>> BEGIN

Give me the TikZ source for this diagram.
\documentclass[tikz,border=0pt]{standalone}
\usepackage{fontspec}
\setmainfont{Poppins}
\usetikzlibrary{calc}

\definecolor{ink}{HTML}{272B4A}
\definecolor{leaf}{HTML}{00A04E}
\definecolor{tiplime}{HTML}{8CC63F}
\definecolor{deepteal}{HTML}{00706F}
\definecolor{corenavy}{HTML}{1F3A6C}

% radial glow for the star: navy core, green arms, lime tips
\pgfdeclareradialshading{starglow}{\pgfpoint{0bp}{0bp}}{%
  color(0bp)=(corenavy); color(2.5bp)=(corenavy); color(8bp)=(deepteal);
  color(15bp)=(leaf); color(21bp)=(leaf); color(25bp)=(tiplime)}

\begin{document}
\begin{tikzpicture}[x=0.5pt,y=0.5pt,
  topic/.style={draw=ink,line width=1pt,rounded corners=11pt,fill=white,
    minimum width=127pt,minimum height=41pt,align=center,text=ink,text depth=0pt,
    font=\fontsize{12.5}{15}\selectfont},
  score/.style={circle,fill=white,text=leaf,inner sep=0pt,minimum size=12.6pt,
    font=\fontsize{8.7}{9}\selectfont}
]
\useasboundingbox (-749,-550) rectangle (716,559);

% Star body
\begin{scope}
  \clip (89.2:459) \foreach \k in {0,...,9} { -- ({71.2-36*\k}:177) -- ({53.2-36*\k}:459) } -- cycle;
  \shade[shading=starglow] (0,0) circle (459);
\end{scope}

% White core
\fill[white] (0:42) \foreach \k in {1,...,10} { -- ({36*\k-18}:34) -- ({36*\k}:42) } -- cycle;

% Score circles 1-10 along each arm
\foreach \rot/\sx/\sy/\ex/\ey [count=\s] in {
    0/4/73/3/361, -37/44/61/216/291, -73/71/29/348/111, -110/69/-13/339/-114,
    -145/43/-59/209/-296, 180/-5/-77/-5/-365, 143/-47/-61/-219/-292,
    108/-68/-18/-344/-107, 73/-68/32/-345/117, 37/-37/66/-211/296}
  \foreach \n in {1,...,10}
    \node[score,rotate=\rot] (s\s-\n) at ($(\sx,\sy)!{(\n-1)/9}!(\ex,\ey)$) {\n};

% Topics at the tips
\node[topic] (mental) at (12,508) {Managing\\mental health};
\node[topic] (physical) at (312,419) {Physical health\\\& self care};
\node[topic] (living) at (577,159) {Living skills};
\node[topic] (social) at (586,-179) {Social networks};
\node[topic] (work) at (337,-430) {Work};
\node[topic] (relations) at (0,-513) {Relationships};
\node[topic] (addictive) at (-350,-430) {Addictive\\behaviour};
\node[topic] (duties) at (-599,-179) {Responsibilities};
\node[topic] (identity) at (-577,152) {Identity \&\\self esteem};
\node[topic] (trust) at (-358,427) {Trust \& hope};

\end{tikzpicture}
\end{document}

>> END

Do this
Nothing should be left out: repeat all of the data exactly.

Response below
Give me the TikZ source for this diagram.
\documentclass[tikz,border=0pt]{standalone}
\usepackage{fontspec}
\setmainfont{Poppins}
\usetikzlibrary{calc}

\definecolor{ink}{HTML}{272B4A}
\definecolor{leaf}{HTML}{00A04E}
\definecolor{tiplime}{HTML}{8CC63F}
\definecolor{deepteal}{HTML}{00706F}
\definecolor{corenavy}{HTML}{1F3A6C}

% radial glow for the star: navy core, green arms, lime tips
\pgfdeclareradialshading{starglow}{\pgfpoint{0bp}{0bp}}{%
  color(0bp)=(corenavy); color(2.5bp)=(corenavy); color(8bp)=(deepteal);
  color(15bp)=(leaf); color(21bp)=(leaf); color(25bp)=(tiplime)}

\begin{document}
\begin{tikzpicture}[x=0.5pt,y=0.5pt,
  topic/.style={draw=ink,line width=1pt,rounded corners=11pt,fill=white,
    minimum width=127pt,minimum height=41pt,align=center,text=ink,text depth=0pt,
    font=\fontsize{12.5}{15}\selectfont},
  score/.style={circle,fill=white,text=leaf,inner sep=0pt,minimum size=12.6pt,
    font=\fontsize{8.7}{9}\selectfont}
]
\useasboundingbox (-749,-550) rectangle (716,559);

% Star body
\begin{scope}
  \clip (89.2:459) \foreach \k in {0,...,9} { -- ({71.2-36*\k}:177) -- ({53.2-36*\k}:459) } -- cycle;
  \shade[shading=starglow] (0,0) circle (459);
\end{scope}

% White core
\fill[white] (0:42) \foreach \k in {1,...,10} { -- ({36*\k-18}:34) -- ({36*\k}:42) } -- cycle;

% Score circles 1-10 along each arm
\foreach \rot/\sx/\sy/\ex/\ey [count=\s] in {
    0/4/73/3/361, -37/44/61/216/291, -73/71/29/348/111, -110/69/-13/339/-114,
    -145/43/-59/209/-296, 180/-5/-77/-5/-365, 143/-47/-61/-219/-292,
    108/-68/-18/-344/-107, 73/-68/32/-345/117, 37/-37/66/-211/296}
  \foreach \n in {1,...,10}
    \node[score,rotate=\rot] (s\s-\n) at ($(\sx,\sy)!{(\n-1)/9}!(\ex,\ey)$) {\n};

% Topics at the tips
\node[topic] (mental) at (12,508) {Managing\\mental health};
\node[topic] (physical) at (312,419) {Physical health\\\& self care};
\node[topic] (living) at (577,159) {Living skills};
\node[topic] (social) at (586,-179) {Social networks};
\node[topic] (work) at (337,-430) {Work};
\node[topic] (relations) at (0,-513) {Relationships};
\node[topic] (addictive) at (-350,-430) {Addictive\\behaviour};
\node[topic] (duties) at (-599,-179) {Responsibilities};
\node[topic] (identity) at (-577,152) {Identity \&\\self esteem};
\node[topic] (trust) at (-358,427) {Trust \& hope};

\end{tikzpicture}
\end{document}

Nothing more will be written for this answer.